Kerwin took Jobs on a walk around the parking lot and begged that the employees be given at least two weeks notice.
"Okay," he shot back, "but the notice is retroactive from two weeks ago."
Catmull was in Moscow, and Kerwin put in frantic calls to him.
When he returned, he was able to institute a meager severance plan and calm things down just a bit.
At one point the members of the Pixar animation team were trying to convince Intel to let them make some of its commercials,
and Jobs became impatient. During a meeting, in the midst of berating an Intel marketing director,
he picked up the phone and called CEO Andy Grove directly.
Grove, still playing mentor, tried to teach Jobs a lesson: He supported his Intel manager.

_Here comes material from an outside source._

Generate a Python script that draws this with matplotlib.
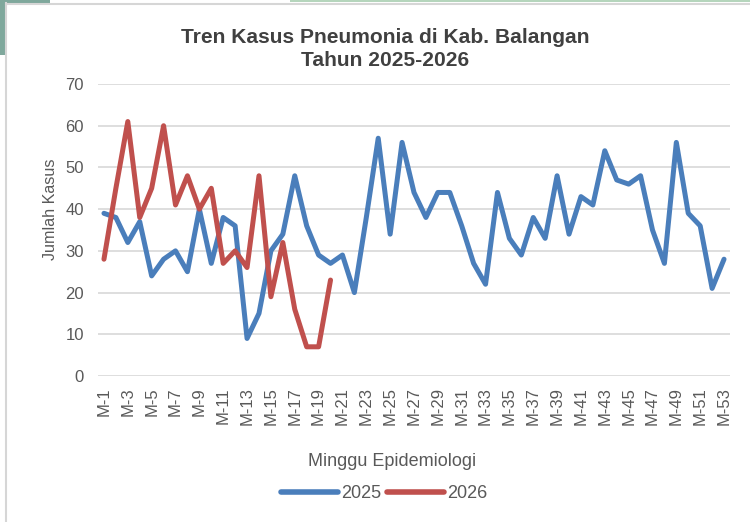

"I stuck by my employee," he recalled. "Steve doesn't like to be treated like a supplier."
Pixar was able to create some powerful software products aimed at average consumers,
or at least those average consumers who shared Jobs's passion for designing things.
Jobs still hoped that the ability to make super-realistic 3-D images at home would become part of the desktop publishing craze.
Pixar's Showplace, for example, allowed users to change the shadings on the 3-D objects they created
so that they could display them from various angles with appropriate shadows.
Jobs thought it was incredibly compelling, but most consumers were content to live without it.
It was a case where his passions misled him:
The software had so many amazing features that it lacked the simplicity Jobs usually demanded.